When you think clearly about its technical meaning, you can also see that it’s also a word that’s often just not true. I hate being wrong. So I try not to use the word can’t very often.

Thursday, June 7, 2012

An Organizational Constraint that Diminishes Software Quality

One of the biggest problems in software performance today occurs when the people who write software are different from the people who are required to solve the performance problems that their software causes. It works like this:
  1. Architects design a system and pass the specification off to the developers.
  2. The developers implement the specs the architects gave them, while the architects move on to design another system.
  3. When the developers are “done” with their phase, they pass the code off to the production operations team. The operators run the system the developers gave them, while the developers move on to write another system.
The process is an assembly line for software: architects specialize in architecture, developers specialize in development, and operators specialize in operating. It sounds like the principle of industrial efficiency taken to its logical conclusion in the software world.


In this waterfall project plan,
architects design systems they never see written,
and developers write systems they never see run.

Sound good? It sounds like how Henry Ford made a lot of money building cars... Isn’t that how they build roads and bridges? So why not?

With software, there’s a horrible problem with this approach. If you’ve ever had to manage a system that was built like this, you know exactly what it is.

The problem is the absence of a feedback loop between actually using the software and building it.

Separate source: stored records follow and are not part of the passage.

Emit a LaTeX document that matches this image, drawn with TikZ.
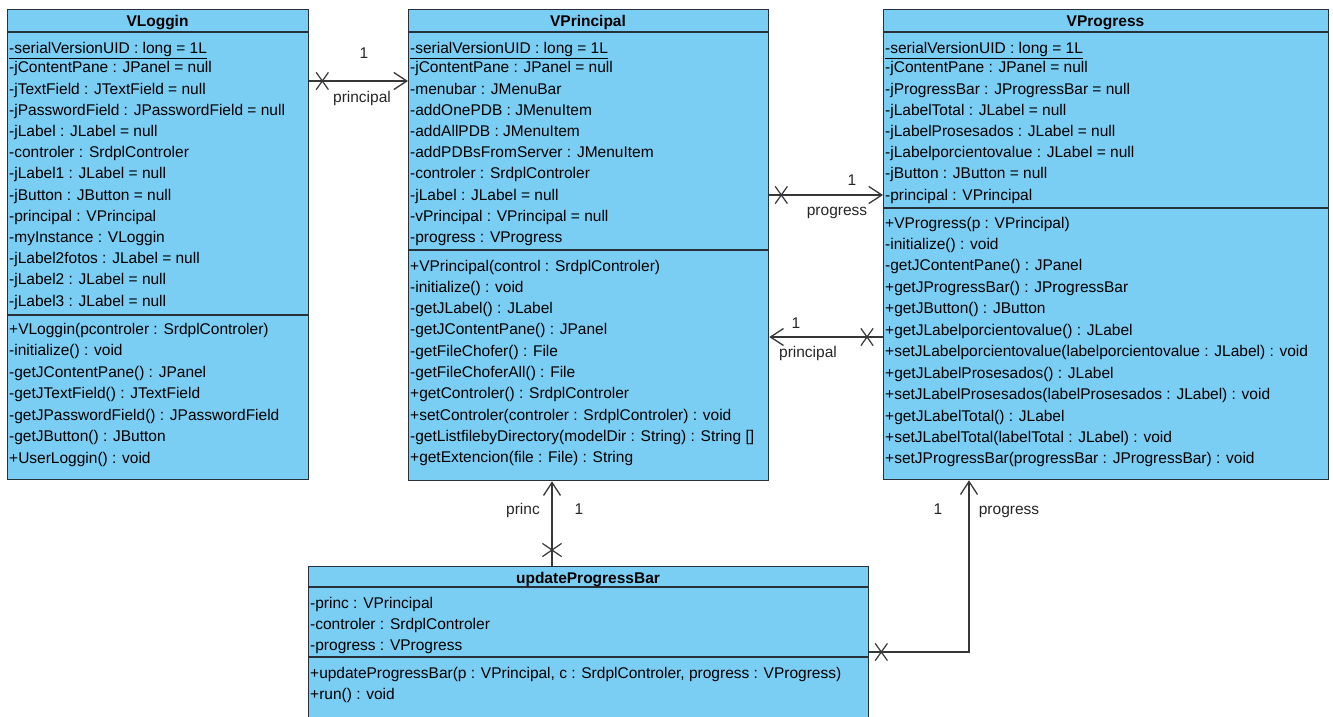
\documentclass[tikz,border=0pt]{standalone}
\usepackage{fontspec}
\setmainfont{Liberation Sans}
\usetikzlibrary{arrows.meta,shapes.misc}
\definecolor{clsfill}{RGB}{122,205,243}
\definecolor{clsline}{RGB}{40,48,58}
\definecolor{conline}{RGB}{55,55,55}
\newcommand\umlrow{\fontsize{15.5}{18}\selectfont}
\newcommand\umltitle{\fontsize{15.5}{18}\selectfont\bfseries}
\begin{document}
\begin{tikzpicture}[x=1pt,y=-1pt,
  classbox/.style={draw=clsline, fill=clsfill, line width=1.3pt, inner sep=0pt, anchor=north west},
  sepline/.style={draw=clsline, line width=1.1pt},
  row/.style={anchor=base west, inner sep=0pt, font=\umlrow, text=black},
  ttl/.style={anchor=base, inner sep=0pt, font=\umltitle, text=black},
  lbl/.style={anchor=base, inner sep=0pt, font=\umlrow, text=black!85},
  conn/.style={draw=conline, line width=1.3pt},
  nav/.style={-{Straight Barb[length=13pt,width=17pt,line width=1.3pt]}},
  xmk/.style={cross out, draw=conline, line width=1.2pt, minimum width=11pt, minimum height=16pt, inner sep=0pt},
  xmkv/.style={cross out, draw=conline, line width=1.2pt, minimum width=18pt, minimum height=12pt, inner sep=0pt}
]
\useasboundingbox (0,0) rectangle (1333,717);
\fill[white] (0,0) rectangle (1333,717);

% ---------- class boxes ----------
\node[classbox, minimum width=301pt, minimum height=470pt] (vl) at (7,9) {};
\node[classbox, minimum width=360pt, minimum height=471pt] (vp) at (408,9) {};
\node[classbox, minimum width=445pt, minimum height=470pt] (vpr) at (883,9) {};
\node[classbox, minimum width=560pt, minimum height=170pt] (upb) at (308,566) {};

% separators
\draw[sepline] ([yshift=-23pt]vl.north west) -- ([yshift=-23pt]vl.north east);
\draw[sepline] ([yshift=-306pt]vl.north west) -- ([yshift=-306pt]vl.north east);
\draw[sepline] ([yshift=-23pt]vp.north west) -- ([yshift=-23pt]vp.north east);
\draw[sepline] ([yshift=-241pt]vp.north west) -- ([yshift=-241pt]vp.north east);
\draw[sepline] ([yshift=-23pt]vpr.north west) -- ([yshift=-23pt]vpr.north east);
\draw[sepline] ([yshift=-199pt]vpr.north west) -- ([yshift=-199pt]vpr.north east);
\draw[sepline] ([yshift=-21pt]upb.north west) -- ([yshift=-21pt]upb.north east);
\draw[sepline] ([yshift=-91pt]upb.north west) -- ([yshift=-91pt]upb.north east);

% ---------- titles ----------
\node[ttl] (vl-t) at (157.5,26.5) {VLoggin};
\node[ttl] (vp-t) at (588,26.5) {VPrincipal};
\node[ttl] (vpr-t) at (1105.5,26.5) {VProgress};
\node[ttl] (upb-t) at (588,583) {updateProgressBar};

% ---------- VLoggin ----------
\node[row] (vl-s) at (9,54) {\underline{-serialVersionUID : long = 1L}};
\foreach \rowtext [count=\k from 0] in {
  {-jContentPane : JPanel = null},
  {-jTextField : JTextField = null},
  {-jPasswordField : JPasswordField = null},
  {-jLabel : JLabel = null},
  {-controler : SrdplControler},
  {-jLabel1 : JLabel = null},
  {-jButton : JButton = null},
  {-principal : VPrincipal},
  {-myInstance : VLoggin},
  {-jLabel2fotos : JLabel = null},
  {-jLabel2 : JLabel = null},
  {-jLabel3 : JLabel = null}}
  \node[row] (vl-a\k) at (9,{72.8+21.2*\k}) {\rowtext};
\foreach \rowtext [count=\k from 0] in {
  {+VLoggin(pcontroler : SrdplControler)},
  {-initialize() : void},
  {-getJContentPane() : JPanel},
  {-getJTextField() : JTextField},
  {-getJPasswordField() : JPasswordField},
  {-getJButton() : JButton},
  {+UserLoggin() : void}}
  \node[row] (vl-m\k) at (9,{334+21.5*\k}) {\rowtext};

% ---------- VPrincipal ----------
\node[row] (vp-s) at (410,54) {\underline{-serialVersionUID : long = 1L}};
\foreach \rowtext [count=\k from 0] in {
  {-jContentPane : JPanel = null},
  {-menubar : JMenuBar},
  {-addOnePDB : JMenuItem},
  {-addAllPDB : JMenuItem},
  {-addPDBsFromServer : JMenuItem},
  {-controler : SrdplControler},
  {-jLabel : JLabel = null},
  {-vPrincipal : VPrincipal = null},
  {-progress : VProgress}}
  \node[row] (vp-a\k) at (410,{72.8+21.2*\k}) {\rowtext};
\foreach \rowtext [count=\k from 0] in {
  {+VPrincipal(control : SrdplControler)},
  {-initialize() : void},
  {-getJLabel() : JLabel},
  {-getJContentPane() : JPanel},
  {-getFileChofer() : File},
  {-getFileChoferAll() : File},
  {+getControler() : SrdplControler},
  {+setControler(controler : SrdplControler) : void},
  {-getListfilebyDirectory(modelDir : String) : String []},
  {+getExtencion(file : File) : String}}
  \node[row] (vp-m\k) at (410,{271+21.3*\k}) {\rowtext};

% ---------- VProgress ----------
\node[row] (vpr-s) at (885,54) {\underline{-serialVersionUID : long = 1L}};
\foreach \rowtext [count=\k from 0] in {
  {-jContentPane : JPanel = null},
  {-jProgressBar : JProgressBar = null},
  {-jLabelTotal : JLabel = null},
  {-jLabelProsesados : JLabel = null},
  {-jLabelporcientovalue : JLabel = null},
  {-jButton : JButton = null},
  {-principal : VPrincipal}}
  \node[row] (vpr-a\k) at (885,{72.8+21.2*\k}) {\rowtext};
\foreach \rowtext [count=\k from 0] in {
  {+VProgress(p : VPrincipal)},
  {-initialize() : void},
  {-getJContentPane() : JPanel},
  {+getJProgressBar() : JProgressBar},
  {+getJButton() : JButton},
  {+getJLabelporcientovalue() : JLabel},
  {+setJLabelporcientovalue(labelporcientovalue : JLabel) : void},
  {+getJLabelProsesados() : JLabel},
  {+setJLabelProsesados(labelProsesados : JLabel) : void},
  {+getJLabelTotal() : JLabel},
  {+setJLabelTotal(labelTotal : JLabel) : void},
  {+setJProgressBar(progressBar : JProgressBar) : void}}
  \node[row] (vpr-m\k) at (885,{228+21.45*\k}) {\rowtext};

% ---------- updateProgressBar ----------
\foreach \rowtext [count=\k from 0] in {
  {-princ : VPrincipal},
  {-controler : SrdplControler},
  {-progress : VProgress}}
  \node[row] (upb-a\k) at (310,{608+21*\k}) {\rowtext};
\foreach \rowtext [count=\k from 0] in {
  {+updateProgressBar(p : VPrincipal, c : SrdplControler, progress : VProgress)},
  {+run() : void}}
  \node[row] (upb-m\k) at (310,{678+21*\k}) {\rowtext};

% ---------- connectors ----------
% VLoggin -> VPrincipal
\draw[conn, nav] ([yshift=-72pt]vl.north east) -- ([yshift=-72pt]vp.north west);
\node[xmk] (x1) at ([xshift=13pt,yshift=-72pt]vl.north east) {};
\node[lbl] (c1m) at (364,58.5) {1};
\node[lbl] (c1r) at (362,102) {principal};

% VPrincipal -> VProgress
\draw[conn, nav] ([yshift=-186pt]vp.north east) -- ([yshift=-186pt]vpr.north west);
\node[xmk] (x2) at ([xshift=12pt,yshift=-186pt]vp.north east) {};
\node[lbl] (c2m) at (852,185.5) {1};
\node[lbl] (c2r) at (837,215) {progress};

% VProgress -> VPrincipal
\draw[conn, nav] ([yshift=-328pt]vpr.north west) -- ([yshift=-328pt]vp.north east);
\node[xmk] (x3) at ([xshift=-16pt,yshift=-328pt]vpr.north west) {};
\node[lbl] (c3m) at (796,328.5) {1};
\node[lbl] (c3r) at (808,357) {principal};

% updateProgressBar -> VPrincipal
\draw[conn, nav] ([xshift=244pt]upb.north west) -- ([xshift=144pt]vp.south west);
\node[xmkv] (x4) at ([xshift=244pt,yshift=16pt]upb.north west) {};
\node[lbl] (c4r) at (523,514.5) {princ};
\node[lbl] (c4m) at (579,514.5) {1};

% updateProgressBar -> VProgress
\draw[conn, nav] ([yshift=-86pt]upb.north east) -| ([xshift=86pt]vpr.south west);
\node[xmk] (x5) at ([xshift=12pt,yshift=-86pt]upb.north east) {};
\node[lbl] (c5m) at (938,514.5) {1};
\node[lbl] (c5r) at (1009,514.5) {progress};
\end{tikzpicture}
\end{document}
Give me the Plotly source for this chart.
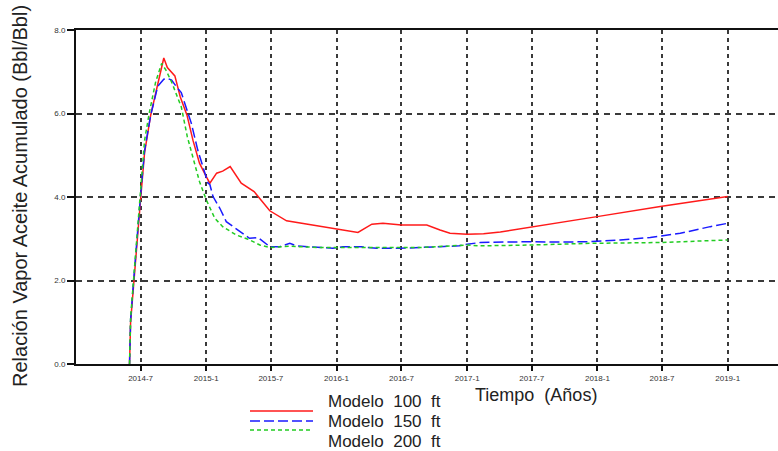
import plotly.graph_objects as go

# Cumulative steam-oil ratio (Bbl/Bbl) per model
red_dates = ["2014-05-31", "2014-06-03", "2014-06-12", "2014-06-19", "2014-06-26", "2014-07-01",
             "2014-07-12", "2014-07-29", "2014-08-18", "2014-09-04", "2014-09-14", "2014-10-05",
             "2014-10-20", "2014-11-08", "2014-11-25", "2014-12-13", "2015-01-01", "2015-01-11",
             "2015-01-30", "2015-02-16", "2015-03-09", "2015-04-09", "2015-05-15", "2015-06-28",
             "2015-08-14", "2015-10-09", "2016-01-01", "2016-03-01", "2016-04-09", "2016-05-10",
             "2016-07-01", "2016-09-10", "2016-10-17", "2016-11-14", "2017-01-01", "2017-02-16",
             "2017-04-04", "2017-06-27", "2017-12-31", "2018-06-26", "2019-01-01"]
red_vals = [0.0, 1.0, 1.95, 2.75, 3.55, 3.95,
            5.05, 5.95, 6.7, 7.33, 7.1, 6.9,
            6.4, 5.96, 5.35, 4.81, 4.49, 4.33,
            4.57, 4.62, 4.73, 4.33, 4.13, 3.67,
            3.43, 3.35, 3.22, 3.15, 3.35, 3.37,
            3.33, 3.33, 3.21, 3.13, 3.11, 3.12,
            3.16, 3.27, 3.53, 3.77, 4.01]

blue_dates = ["2014-05-31", "2014-06-03", "2014-06-12", "2014-06-19", "2014-06-26", "2014-07-01",
              "2014-07-12", "2014-07-29", "2014-08-18", "2014-09-04", "2014-09-15", "2014-09-26",
              "2014-10-13", "2014-10-23", "2014-11-20", "2014-12-08", "2015-01-06", "2015-01-11",
              "2015-01-20", "2015-02-08", "2015-02-26", "2015-04-04", "2015-05-02", "2015-05-26",
              "2015-06-14", "2015-06-28", "2015-07-26", "2015-08-23", "2015-09-11", "2015-11-06",
              "2015-12-22", "2016-01-19", "2016-03-10", "2016-04-23", "2016-06-27", "2016-10-17",
              "2016-12-10", "2017-01-01", "2017-02-07", "2017-06-27", "2017-09-19", "2017-12-12",
              "2018-03-06", "2018-05-29", "2018-08-21", "2018-11-13", "2019-01-01"]
blue_vals = [0.0, 1.05, 2.05, 2.85, 3.65, 4.05,
             5.1, 5.95, 6.65, 6.82, 6.84, 6.8,
             6.6, 6.5, 5.77, 5.13, 4.33, 4.3,
             4.01, 3.73, 3.41, 3.17, 3.01, 3.03,
             2.89, 2.81, 2.81, 2.89, 2.83, 2.79,
             2.77, 2.81, 2.81, 2.77, 2.77, 2.81,
             2.83, 2.87, 2.91, 2.93, 2.92, 2.93,
             2.97, 3.03, 3.13, 3.29, 3.37]

green_dates = ["2014-05-31", "2014-06-03", "2014-06-12", "2014-06-19", "2014-06-26", "2014-07-01",
               "2014-07-12", "2014-07-25", "2014-08-12", "2014-08-29", "2014-09-10", "2014-09-26",
               "2014-10-23", "2014-11-09", "2014-12-08", "2014-12-13", "2015-01-01", "2015-01-25",
               "2015-02-16", "2015-03-26", "2015-04-28", "2015-05-31", "2015-06-28", "2015-08-23",
               "2015-11-15", "2016-05-02", "2016-08-22", "2017-01-01", "2017-02-07", "2017-06-27",
               "2017-12-12", "2018-06-26", "2019-01-01"]
green_vals = [0.0, 1.1, 2.1, 2.9, 3.75, 4.2,
              5.35, 6.0, 6.75, 7.2, 7.04, 6.75,
              6.16, 5.44, 4.57, 4.37, 3.93, 3.49,
              3.29, 3.09, 2.99, 2.85, 2.79, 2.82,
              2.79, 2.78, 2.79, 2.85, 2.83, 2.85,
              2.89, 2.91, 2.97]

series_names = ["Modelo  100  ft", "Modelo  150  ft", "Modelo  200  ft"]

x_tick_vals = ["2014-07-01", "2015-01-01", "2015-07-01", "2016-01-01", "2016-07-01",
               "2017-01-01", "2017-07-01", "2018-01-01", "2018-07-01", "2019-01-01"]
x_tick_text = ["2014-7", "2015-1", "2015-7", "2016-1", "2016-7",
               "2017-1", "2017-7", "2018-1", "2018-7", "2019-1"]
y_tick_vals = [0, 2, 4, 6, 8]
y_tick_text = ["0.0", "2.0", "4.0", "6.0", "8.0"]

FONT = "Liberation Sans, Arial, sans-serif"
styles = [
    dict(color="#ff1a1a", width=1.5, dash="solid"),
    dict(color="#1a1aff", width=1.5, dash="10px,4px"),
    dict(color="#22cc22", width=1.5, dash="4px,3px"),
]

fig = go.Figure()
for dates, vals, name, st in zip([red_dates, blue_dates, green_dates],
                                 [red_vals, blue_vals, green_vals],
                                 series_names, styles):
    fig.add_trace(go.Scatter(x=dates, y=vals, mode="lines", name=name,
                             line=st, showlegend=False))

fig.update_layout(
    width=778, height=451,
    margin=dict(l=76, r=0, t=30, b=87),
    paper_bgcolor="white", plot_bgcolor="white",
    font=dict(family=FONT, color="#222"),
)

fig.update_xaxes(
    type="date", range=["2014-01-01", "2019-05-22"],
    tickvals=x_tick_vals, ticktext=x_tick_text,
    tickfont=dict(size=8, color="#333"),
    ticks="outside", ticklen=5, tickwidth=1.5, tickcolor="#111",
    showline=True, linecolor="#111", linewidth=2, mirror=True,
    showgrid=True, gridcolor="#3a3a3a", gridwidth=2, griddash="4px,4px",
    zeroline=False,
)
fig.update_yaxes(
    range=[0, 8], tickvals=y_tick_vals, ticktext=y_tick_text,
    tickfont=dict(size=8, color="#333"),
    ticks="outside", ticklen=7, tickwidth=1.5, tickcolor="#111",
    showline=True, linecolor="#111", linewidth=2,
    showgrid=True, gridcolor="#3a3a3a", gridwidth=2, griddash="6px,5px",
    zeroline=False,
)

def px_x(px):
    return (px - 76) / 702.0

def px_y(py):
    return (364 - py) / 334.0

# Axis titles
fig.add_annotation(text="Relación Vapor Aceite Acumulado (Bbl/Bbl)", textangle=-90,
                   xref="paper", yref="paper", x=px_x(20), y=px_y(196),
                   xanchor="center", yanchor="middle", showarrow=False,
                   font=dict(size=20, color="#222", family=FONT))
fig.add_annotation(text="Tiempo  (Años)", xref="paper", yref="paper",
                   x=px_x(536), y=px_y(395), xanchor="center", yanchor="middle",
                   showarrow=False, font=dict(size=18, color="#222", family=FONT))

# Legend keys and labels
key_y = [411, 421, 430]
label_y = [402, 421, 441]
for st, ky, ly, name in zip(styles, key_y, label_y, series_names):
    fig.add_shape(type="line", xref="paper", yref="paper",
                  x0=px_x(250), x1=px_x(313), y0=px_y(ky), y1=px_y(ky),
                  line=dict(color=st["color"], width=st["width"], dash=st["dash"]))
    fig.add_annotation(text=name, xref="paper", yref="paper", x=px_x(326), y=px_y(ly),
                       xanchor="left", yanchor="middle", showarrow=False,
                       font=dict(size=17, color="#222", family=FONT))

fig.write_html("out.html")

It’s a feedback loop that people who design and build software need for their own professional development. Developers who never see their software run don’t learn enough about how to make their software run better. Likewise, architects who never see their systems run have the same problem, only it’s worse, because (1) their involvement is even more abstract, and (2) their feedback loops are even longer.

Who are the performance experts in most Oracle shops these days? Unfortunately, it’s most often the database administrators, not the database developers. It’s the people who operate a system who learn the most about the system’s design and implementation mistakes. That’s unfortunate, because the people who design and write a system have so much more influence over how a system performs than do the people who just operate it.

If you’re an architect or a developer who has never had to support your own software in production, then you’re probably making some of the same mistakes now that you were making five years ago, without even realizing they’re mistakes. On the other hand, if you’re a developer who has to maintain your own software while it’s being operated in production, you’re probably thinking about new ways to make your next software system easier to support.

So, why is software any different than automotive assembly, or roads and bridges? It’s because software design is a process of invention. Almost every time. When is the last time you ever built exactly the same software you built before? No matter how many libraries you’re able to reuse from previous projects, every system you design is different from any system you’ve ever built before. You don’t just stamp out the same stuff you did before.

Software is funny that way, because the cost of copying and distributing it is vanishingly small. When you make great software that everyone in the world needs, you write it once and ship it at practically zero cost to everyone who needs it. Cars and bridges don’t work that way. Mass production and distribution of cars and bridges requires significantly more resources. The thousands of people involved in copying and distributing cars and bridges don’t have to know how to invent or refine cars or bridges to do great work. But with software, since copying and distributing it is so cheap, almost all that’s left is the invention process. And that requires feedback, just like inventing cars and bridges did.

Don’t organize your software project teams so that they’re denied access to this vital feedback loop.